__Task directions__. For the data that follows, report how many lines contain the word "this", and nothing else.

__Extracted material__.
## Begin

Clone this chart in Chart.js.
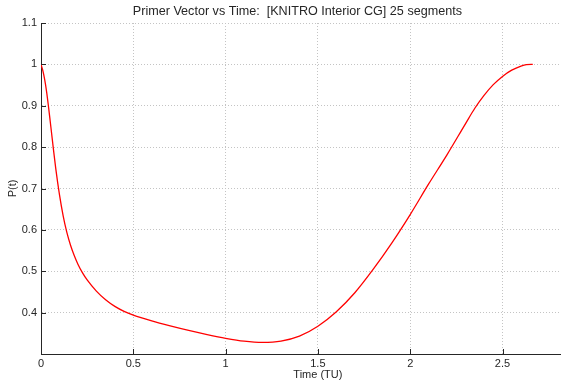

## End
## Begin

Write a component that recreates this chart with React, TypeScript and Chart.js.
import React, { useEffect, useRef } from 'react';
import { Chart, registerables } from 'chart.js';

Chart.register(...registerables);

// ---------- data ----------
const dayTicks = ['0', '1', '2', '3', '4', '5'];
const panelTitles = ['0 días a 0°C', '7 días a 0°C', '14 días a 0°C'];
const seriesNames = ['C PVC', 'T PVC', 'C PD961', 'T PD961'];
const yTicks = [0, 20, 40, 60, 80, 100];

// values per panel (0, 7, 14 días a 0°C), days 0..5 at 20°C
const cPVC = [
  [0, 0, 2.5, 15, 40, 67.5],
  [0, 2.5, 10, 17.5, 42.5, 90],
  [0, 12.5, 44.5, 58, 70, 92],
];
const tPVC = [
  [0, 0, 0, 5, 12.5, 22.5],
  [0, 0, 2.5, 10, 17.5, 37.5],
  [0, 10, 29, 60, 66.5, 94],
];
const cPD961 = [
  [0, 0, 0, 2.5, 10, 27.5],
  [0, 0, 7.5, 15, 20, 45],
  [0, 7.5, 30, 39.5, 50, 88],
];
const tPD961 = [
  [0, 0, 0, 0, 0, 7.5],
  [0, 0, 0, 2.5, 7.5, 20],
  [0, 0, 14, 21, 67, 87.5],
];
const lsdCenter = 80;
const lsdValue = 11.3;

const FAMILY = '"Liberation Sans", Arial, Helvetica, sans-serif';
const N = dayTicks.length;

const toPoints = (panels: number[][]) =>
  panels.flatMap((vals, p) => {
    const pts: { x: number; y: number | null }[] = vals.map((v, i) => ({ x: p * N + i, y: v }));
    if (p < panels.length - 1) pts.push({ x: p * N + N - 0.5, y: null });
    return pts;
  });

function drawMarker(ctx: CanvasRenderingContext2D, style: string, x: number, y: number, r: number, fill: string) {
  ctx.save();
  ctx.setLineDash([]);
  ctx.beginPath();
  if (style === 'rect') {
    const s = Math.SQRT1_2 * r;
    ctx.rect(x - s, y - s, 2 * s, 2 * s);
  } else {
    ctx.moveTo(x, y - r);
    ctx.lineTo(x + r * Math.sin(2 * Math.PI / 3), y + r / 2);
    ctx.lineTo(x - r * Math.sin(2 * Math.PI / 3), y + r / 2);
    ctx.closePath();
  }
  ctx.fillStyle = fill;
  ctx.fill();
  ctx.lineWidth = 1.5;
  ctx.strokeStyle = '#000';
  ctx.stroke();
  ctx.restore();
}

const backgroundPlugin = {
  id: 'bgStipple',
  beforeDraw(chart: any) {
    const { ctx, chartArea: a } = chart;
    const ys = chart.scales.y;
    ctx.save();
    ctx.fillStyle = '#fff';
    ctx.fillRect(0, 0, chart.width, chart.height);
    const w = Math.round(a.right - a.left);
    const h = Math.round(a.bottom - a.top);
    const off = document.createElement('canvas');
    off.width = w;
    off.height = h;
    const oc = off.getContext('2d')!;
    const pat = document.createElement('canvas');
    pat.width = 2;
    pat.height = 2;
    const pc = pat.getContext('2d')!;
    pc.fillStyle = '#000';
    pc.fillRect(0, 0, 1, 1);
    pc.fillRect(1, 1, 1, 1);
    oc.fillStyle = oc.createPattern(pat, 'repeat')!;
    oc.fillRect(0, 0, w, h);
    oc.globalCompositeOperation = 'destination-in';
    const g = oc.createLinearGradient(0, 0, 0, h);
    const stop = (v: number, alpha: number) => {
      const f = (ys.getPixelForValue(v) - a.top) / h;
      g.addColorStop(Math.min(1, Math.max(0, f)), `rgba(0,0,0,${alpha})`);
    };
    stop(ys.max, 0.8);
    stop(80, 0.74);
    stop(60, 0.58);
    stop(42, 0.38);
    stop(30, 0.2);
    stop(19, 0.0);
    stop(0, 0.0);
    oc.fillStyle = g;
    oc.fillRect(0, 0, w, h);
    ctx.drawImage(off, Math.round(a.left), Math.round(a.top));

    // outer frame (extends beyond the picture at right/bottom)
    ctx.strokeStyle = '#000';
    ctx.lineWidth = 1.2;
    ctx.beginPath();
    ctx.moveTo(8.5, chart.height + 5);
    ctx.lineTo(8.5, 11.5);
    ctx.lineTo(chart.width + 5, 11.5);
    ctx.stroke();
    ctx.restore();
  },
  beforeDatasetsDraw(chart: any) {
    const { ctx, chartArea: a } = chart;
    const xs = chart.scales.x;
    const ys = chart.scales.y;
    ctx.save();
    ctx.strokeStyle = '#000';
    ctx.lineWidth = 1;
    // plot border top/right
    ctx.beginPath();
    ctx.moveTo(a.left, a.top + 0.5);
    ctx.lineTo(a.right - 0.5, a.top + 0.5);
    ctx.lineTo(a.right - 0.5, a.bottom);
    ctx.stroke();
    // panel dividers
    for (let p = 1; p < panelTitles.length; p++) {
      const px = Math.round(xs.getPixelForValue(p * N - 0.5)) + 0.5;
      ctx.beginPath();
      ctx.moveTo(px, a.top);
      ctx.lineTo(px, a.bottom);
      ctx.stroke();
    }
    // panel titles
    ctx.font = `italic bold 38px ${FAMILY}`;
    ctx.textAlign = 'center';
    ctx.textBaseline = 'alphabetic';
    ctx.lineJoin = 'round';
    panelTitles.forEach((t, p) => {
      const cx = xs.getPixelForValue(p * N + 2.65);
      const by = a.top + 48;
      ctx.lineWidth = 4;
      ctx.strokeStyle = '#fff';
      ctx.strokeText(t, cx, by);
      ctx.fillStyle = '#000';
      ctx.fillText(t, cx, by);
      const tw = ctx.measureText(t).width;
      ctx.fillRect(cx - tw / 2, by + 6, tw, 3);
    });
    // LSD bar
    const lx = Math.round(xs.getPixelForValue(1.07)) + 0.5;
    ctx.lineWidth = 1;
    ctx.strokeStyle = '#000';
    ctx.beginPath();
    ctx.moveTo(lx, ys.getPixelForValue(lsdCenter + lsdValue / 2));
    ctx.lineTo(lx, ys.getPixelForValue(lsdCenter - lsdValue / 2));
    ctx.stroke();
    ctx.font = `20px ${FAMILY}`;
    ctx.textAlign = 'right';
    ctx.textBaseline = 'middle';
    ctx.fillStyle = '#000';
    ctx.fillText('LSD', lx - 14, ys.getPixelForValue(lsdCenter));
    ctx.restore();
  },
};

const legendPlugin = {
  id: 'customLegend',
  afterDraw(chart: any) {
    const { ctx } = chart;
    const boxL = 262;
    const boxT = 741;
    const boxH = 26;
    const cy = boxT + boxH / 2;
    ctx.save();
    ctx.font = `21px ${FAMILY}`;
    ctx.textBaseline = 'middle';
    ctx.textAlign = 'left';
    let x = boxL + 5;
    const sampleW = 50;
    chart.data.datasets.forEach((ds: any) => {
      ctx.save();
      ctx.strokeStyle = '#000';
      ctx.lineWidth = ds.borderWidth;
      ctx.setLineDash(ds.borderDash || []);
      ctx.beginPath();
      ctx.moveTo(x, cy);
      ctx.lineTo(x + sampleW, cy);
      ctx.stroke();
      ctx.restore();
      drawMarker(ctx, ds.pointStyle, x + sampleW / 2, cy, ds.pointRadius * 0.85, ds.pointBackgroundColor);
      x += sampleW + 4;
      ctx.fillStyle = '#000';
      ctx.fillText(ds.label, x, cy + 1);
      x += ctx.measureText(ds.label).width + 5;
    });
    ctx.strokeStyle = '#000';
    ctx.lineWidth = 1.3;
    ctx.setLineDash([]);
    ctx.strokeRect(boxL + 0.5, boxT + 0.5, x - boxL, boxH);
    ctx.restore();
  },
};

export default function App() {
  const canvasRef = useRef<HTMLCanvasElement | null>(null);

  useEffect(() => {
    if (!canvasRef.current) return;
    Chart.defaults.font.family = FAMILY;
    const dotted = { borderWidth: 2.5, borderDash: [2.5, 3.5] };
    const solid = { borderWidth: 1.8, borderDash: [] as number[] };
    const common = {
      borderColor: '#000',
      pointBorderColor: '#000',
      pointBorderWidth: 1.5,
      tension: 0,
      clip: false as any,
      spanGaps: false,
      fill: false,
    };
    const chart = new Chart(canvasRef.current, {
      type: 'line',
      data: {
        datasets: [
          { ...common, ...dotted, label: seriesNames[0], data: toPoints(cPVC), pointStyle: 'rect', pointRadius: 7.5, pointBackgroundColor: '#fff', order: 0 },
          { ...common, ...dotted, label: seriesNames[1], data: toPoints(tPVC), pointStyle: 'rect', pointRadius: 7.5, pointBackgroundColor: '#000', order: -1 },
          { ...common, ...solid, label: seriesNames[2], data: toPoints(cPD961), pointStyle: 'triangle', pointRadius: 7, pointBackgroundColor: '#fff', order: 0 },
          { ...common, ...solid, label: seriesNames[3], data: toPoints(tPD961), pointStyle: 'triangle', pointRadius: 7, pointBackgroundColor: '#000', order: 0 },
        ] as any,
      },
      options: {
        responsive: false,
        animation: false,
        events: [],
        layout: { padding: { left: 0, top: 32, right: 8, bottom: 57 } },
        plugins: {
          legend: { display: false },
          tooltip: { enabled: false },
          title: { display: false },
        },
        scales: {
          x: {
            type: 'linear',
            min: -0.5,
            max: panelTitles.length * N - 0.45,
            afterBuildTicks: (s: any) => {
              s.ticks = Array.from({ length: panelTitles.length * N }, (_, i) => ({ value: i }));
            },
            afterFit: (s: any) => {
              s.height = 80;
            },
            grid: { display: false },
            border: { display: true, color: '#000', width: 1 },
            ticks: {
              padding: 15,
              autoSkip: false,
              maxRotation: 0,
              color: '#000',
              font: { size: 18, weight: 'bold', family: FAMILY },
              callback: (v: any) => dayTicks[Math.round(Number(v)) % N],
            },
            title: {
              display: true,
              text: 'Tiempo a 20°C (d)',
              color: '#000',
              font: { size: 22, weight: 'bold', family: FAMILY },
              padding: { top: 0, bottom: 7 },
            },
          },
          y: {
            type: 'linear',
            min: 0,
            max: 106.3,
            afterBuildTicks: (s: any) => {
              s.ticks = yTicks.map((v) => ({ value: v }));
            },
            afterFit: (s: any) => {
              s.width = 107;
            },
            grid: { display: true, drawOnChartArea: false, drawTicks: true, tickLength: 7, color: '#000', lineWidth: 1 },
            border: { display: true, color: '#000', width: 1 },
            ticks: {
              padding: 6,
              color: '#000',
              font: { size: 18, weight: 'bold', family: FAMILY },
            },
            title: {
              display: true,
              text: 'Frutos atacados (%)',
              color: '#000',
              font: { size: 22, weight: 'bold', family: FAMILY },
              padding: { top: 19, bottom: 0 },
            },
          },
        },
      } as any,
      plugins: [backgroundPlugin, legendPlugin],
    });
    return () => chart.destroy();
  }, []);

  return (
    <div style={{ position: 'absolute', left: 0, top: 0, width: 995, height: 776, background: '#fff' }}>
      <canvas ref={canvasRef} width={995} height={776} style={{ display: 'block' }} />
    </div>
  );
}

## End

__Solution to the exercise__. 2